De hecho, las crónicas de la época hablan de que cada familia poseía una o dos vacas, además de ovejas y cabras, cuyo elevado consumo de hierba y heno exigía contar con mucho terreno y hacía que al manto vegetal le costara renovarse de una temporada a otra en una región donde la primavera y el verano son cortos. La sobreexplotación humana, unida al progresivo descenso de las temperaturas, con inviernos más largos –como consecuencia de la llegada de la Pequeña Edad de Hielo (PEH), la etapa de enfriamiento global que empezó en el siglo XIV–, habrían impedido a la comunidad vikinga sobrevivir en Groenlandia hasta el punto de desaparecer súbitamente en el siglo XV.

Sin embargo, una corriente reciente de historiadores defiende otra idea: que los colonos vikingos y sus descendientes no se dedicaron a la agricultura y la ganadería, sino que fueron más bien cazadores. Su presa favorita eran las morsas, un animal cuyo hábitat se encuentra en las zonas costeras del océano Ártico. El marfil de sus largos colmillos –hasta 50 centímetros– resultaba muy valioso para producir objetos de lujo, joyas, artículos religiosos y elementos decorativos de calidad, muy demandados en los puertos europeos en los que comerciaban los vikingos.

Es sabido que los nórdicos fueron grandes artesanos del marfil, como demuestra el tesoro arqueológico conocido como el ajedrez de la isla de Lewis (en la foto), compuesto por 78 piezas y catorce tableros hallados en 1831 en esa ínsula del archipiélago escocés de las Hébridas. Las figuritas, que representan a guerreros noruegos de la época, fueron talladas en el siglo XII, cuando las Hébridas pertenecían a la corona de Noruega.

El marfil de morsa alcanzó por entonces un precio considerable.

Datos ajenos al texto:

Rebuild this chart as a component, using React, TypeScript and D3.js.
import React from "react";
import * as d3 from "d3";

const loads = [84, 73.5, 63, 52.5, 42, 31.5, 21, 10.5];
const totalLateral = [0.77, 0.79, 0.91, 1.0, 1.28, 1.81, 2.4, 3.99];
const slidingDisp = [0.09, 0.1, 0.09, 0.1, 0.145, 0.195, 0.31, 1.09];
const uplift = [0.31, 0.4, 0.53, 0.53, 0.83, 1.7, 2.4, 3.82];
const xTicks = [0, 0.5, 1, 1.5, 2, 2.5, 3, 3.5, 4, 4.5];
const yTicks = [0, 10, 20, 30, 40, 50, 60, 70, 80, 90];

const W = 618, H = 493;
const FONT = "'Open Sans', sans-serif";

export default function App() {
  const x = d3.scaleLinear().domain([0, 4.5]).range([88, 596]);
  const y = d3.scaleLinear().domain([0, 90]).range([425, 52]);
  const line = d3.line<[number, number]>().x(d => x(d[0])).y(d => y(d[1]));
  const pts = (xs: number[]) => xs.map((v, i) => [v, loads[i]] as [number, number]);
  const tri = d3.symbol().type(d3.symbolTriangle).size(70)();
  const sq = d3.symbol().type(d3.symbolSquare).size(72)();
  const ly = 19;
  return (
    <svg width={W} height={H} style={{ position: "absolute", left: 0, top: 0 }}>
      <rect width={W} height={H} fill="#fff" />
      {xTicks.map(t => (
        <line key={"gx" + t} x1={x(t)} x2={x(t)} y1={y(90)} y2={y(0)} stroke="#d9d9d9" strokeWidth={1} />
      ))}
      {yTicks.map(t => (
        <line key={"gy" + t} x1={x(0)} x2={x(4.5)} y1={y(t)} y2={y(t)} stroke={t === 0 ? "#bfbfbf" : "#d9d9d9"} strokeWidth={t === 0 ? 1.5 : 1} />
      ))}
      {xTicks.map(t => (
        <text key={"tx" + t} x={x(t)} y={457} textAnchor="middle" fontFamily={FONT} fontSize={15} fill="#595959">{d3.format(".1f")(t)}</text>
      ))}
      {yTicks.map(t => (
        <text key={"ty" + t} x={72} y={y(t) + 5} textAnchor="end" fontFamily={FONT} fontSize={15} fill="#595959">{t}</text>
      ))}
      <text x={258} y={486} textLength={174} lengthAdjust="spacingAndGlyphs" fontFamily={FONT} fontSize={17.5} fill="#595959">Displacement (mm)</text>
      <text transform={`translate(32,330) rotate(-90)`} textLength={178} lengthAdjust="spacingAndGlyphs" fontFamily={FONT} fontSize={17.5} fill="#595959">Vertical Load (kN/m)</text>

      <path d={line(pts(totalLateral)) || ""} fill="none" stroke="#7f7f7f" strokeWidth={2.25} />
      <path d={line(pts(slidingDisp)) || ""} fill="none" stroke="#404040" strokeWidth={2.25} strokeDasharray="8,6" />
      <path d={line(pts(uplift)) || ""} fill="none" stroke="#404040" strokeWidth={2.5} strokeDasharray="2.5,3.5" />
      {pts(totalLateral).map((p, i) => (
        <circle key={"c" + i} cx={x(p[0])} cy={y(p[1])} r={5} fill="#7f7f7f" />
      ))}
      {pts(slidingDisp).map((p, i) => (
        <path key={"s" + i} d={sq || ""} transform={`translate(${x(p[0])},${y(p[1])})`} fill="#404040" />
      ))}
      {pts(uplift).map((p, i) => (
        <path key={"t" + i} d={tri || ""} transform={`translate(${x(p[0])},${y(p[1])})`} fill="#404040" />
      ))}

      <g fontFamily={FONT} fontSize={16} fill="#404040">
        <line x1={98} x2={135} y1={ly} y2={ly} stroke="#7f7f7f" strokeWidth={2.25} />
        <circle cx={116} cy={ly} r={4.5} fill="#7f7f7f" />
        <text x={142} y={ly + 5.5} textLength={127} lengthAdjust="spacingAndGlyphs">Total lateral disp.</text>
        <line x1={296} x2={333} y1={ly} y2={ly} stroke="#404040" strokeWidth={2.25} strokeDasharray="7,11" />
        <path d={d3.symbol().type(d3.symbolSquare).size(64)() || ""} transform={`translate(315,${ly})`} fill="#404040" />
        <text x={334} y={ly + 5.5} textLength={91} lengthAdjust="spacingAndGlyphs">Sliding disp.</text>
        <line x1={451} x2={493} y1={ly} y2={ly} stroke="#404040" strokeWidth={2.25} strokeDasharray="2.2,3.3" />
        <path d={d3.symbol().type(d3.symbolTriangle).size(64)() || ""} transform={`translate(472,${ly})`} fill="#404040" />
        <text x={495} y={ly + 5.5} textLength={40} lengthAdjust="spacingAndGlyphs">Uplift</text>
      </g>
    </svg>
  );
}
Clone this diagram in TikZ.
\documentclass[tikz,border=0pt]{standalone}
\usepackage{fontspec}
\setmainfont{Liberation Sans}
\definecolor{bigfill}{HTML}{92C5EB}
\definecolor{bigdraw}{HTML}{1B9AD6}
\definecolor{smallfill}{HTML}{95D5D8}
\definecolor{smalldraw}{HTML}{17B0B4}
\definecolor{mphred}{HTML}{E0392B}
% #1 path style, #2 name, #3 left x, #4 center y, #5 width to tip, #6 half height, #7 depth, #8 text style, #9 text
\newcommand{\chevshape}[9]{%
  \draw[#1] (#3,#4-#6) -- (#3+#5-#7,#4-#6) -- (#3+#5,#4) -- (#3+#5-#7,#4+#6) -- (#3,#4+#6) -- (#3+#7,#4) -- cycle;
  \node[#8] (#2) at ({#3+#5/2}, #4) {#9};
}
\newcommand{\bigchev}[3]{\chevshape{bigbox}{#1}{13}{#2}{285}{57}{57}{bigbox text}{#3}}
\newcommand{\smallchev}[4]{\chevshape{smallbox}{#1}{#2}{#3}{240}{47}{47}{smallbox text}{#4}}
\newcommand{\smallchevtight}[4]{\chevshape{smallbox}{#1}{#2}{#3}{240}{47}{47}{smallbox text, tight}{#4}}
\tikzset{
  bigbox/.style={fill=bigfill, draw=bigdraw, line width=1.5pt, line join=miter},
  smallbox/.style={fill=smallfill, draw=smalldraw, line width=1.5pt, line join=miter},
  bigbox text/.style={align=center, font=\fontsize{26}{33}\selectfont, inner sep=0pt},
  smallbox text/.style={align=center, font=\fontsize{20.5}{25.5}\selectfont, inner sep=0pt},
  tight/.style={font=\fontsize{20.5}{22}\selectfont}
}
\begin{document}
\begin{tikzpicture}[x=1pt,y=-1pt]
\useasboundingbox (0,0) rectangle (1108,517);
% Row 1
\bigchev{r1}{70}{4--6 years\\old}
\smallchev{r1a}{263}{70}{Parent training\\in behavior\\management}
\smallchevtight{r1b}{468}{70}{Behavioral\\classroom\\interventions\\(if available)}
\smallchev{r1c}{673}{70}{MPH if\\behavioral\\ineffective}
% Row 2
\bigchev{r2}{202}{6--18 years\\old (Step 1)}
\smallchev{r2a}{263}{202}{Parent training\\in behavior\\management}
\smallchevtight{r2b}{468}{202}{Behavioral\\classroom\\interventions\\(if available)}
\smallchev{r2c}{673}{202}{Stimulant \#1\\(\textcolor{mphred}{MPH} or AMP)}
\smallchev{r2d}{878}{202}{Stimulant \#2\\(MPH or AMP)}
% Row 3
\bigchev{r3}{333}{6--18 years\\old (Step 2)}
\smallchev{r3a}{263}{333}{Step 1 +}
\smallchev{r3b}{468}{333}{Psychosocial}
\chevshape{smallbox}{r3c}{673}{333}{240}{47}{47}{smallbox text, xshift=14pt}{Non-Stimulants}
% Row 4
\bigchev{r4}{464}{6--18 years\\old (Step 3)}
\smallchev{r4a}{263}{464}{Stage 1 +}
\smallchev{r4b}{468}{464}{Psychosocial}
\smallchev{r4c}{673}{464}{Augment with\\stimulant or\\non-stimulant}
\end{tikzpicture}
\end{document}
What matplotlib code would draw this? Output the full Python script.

Según antiguos registros contables analizados por el historiador Christian Keller, de la Universidad de Oslo, un cargamento de colmillos groenlandeses de 802 kilos fue vendido en Bergen (Noruega) en 1327 por el equivalente a 780 vacas. Esta cifra superaba el tributo anual que pagaban los agricultores islandeses a la corona, cuyo valor se ha calculado en 317 bóvidos. Tan elevada cotización sí que podría ser un sólido elemento para justificar la colonización de Groenlandia, tal como escribe Keller en un artículo publicado en The Journal of North Atlantic: “Visto desde la óptica actual, la idea de abandonar Islandia para convertirse en granjero en Groenlandia en el año 1000 parece cosa de locos y también desafía completamente a la lógica: Islandia fue ocupada desde el 870, y difícilmente los islandeses habrían alcanzado un nivel de sobrepoblación y estrés demográfico en el año 1000. Más probablemente la colonización de Groenlandia habría obedecido a razones políticas y económicas”.

La búsqueda del preciado marfil había empezado ya antes: “Desde el año 800, los habitantes del norte de Noruega se habían expandido a Laponia y habían hecho viajes exploratorios al mar Blanco –un golfo del mar de Barents, en el océano Glacial Ártico, situado en el noroeste de Rusia– en busca de pieles y marfil de morsa. La colonización de Groenlandia y las exploraciones por la costa del Labrador y Terranova (en el actual Canadá) deben haber tenido propósitos similares: localizar materias primas valiosas para confeccionar artículos que pudieran ser exportados a los mercados europeos”, sostiene Keller. Hay que tener en cuenta también que, para cuando los vikingos de Groenlandia empezaron a cazar morsas, sus primos de Islandia ya casi habían acabado con la población autóctona de este mamífero.

Así, la historia del establecimiento nórdico en Groenlandia seguiría las pautas de la previa colonización de Islandia que habían acometido desde principios del siglo IX, prácticamente un siglo antes. Las recientes prospecciones arqueológicas demuestran el conocimiento y la técnica que los vikingos tenían, desde una época temprana, para trabajar el marfil. Si se extraían los colmillos a la morsa nada más matarla, era fácil que se rompieran o que se perdiera un trozo de la raíz, profundamente encajada en la mandíbula y sujeta por los tejidos blandos de la encía. En cambio, si se esperaba unas semanas, estos ya se habían descompuesto parcialmente y la extracción resultaba mucho más limpia y completa. Así, preservaban la pieza íntegra, lo que la hacía más valiosa.